Members of the San Francisco Giants Kneel During National Anthem

The San Francisco Giants just took their stance on the racial injustices going on in the country. Before the team's exhibition game against the Oakland A's on Monday, several players and manager Gabe Kapler took a knee during that national anthem. It's the first time an MLB player has kneeled during the national anthem since 2017, and Kapler is the first MLB manager and the first head coach in any of the four major North American sports leagues to protest racial injustice in that manner, according to USA Today.
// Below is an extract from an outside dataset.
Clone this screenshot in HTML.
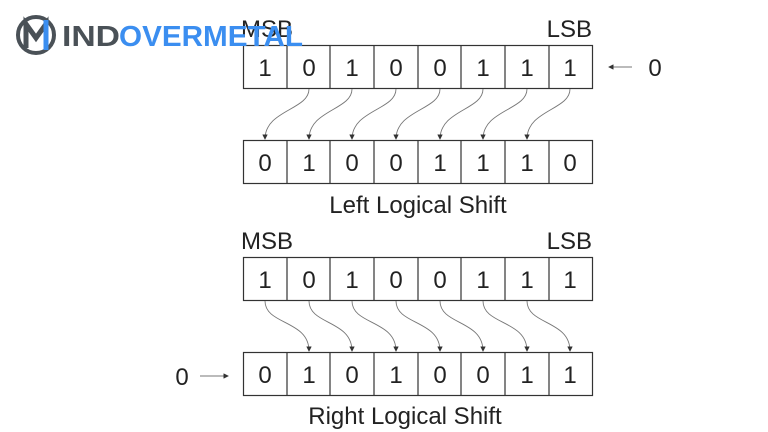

"We're proud of our players and staff for continuing to participate in the national conversation about racial injustice, said Farhan Zaidi, the Giants' president of baseball operations. "We support those who knelt to peacefully protest racial injustice and those who stood to express love of country. We do not see these as mutually exclusive sentiments and believe the freedom to express both is what our country is about. As an organization, we reaffirm our announcement of acts of discrimination and violence against members of the black community and our pledge to work together with those who seek to end racial injustice in America."

After the game, Kapler spoke to the media about protesting. He spoke to his players and staff members about kneeling during the national anthem as he's been outspoken about the issues going on in the country. "I wanted them to know that I wasn't pleased with the way our country has handled police brutality," Kapler said. As for kneeling in the future, Kapler wouldn't reveal if it would happen again but will support any player who continues to protest.

"If they kneel for the anthem, we would support that. If they stood for the anthem, we would support that, too," Kapler added. "And we wouldn't pass judgment on them for making any statement or standing up for what they believe in, or expressing themselves." Jaylin Davis, Mike Yastrzemski and Austin Slater, were the players who kneeled during the national anthem along with Kapler and first base coach Antoan Richardson.


"I've been taking time to educate myself over the past month about social injustice towards people of color in this country," Slater said in a statement. "Simply put, things need to change."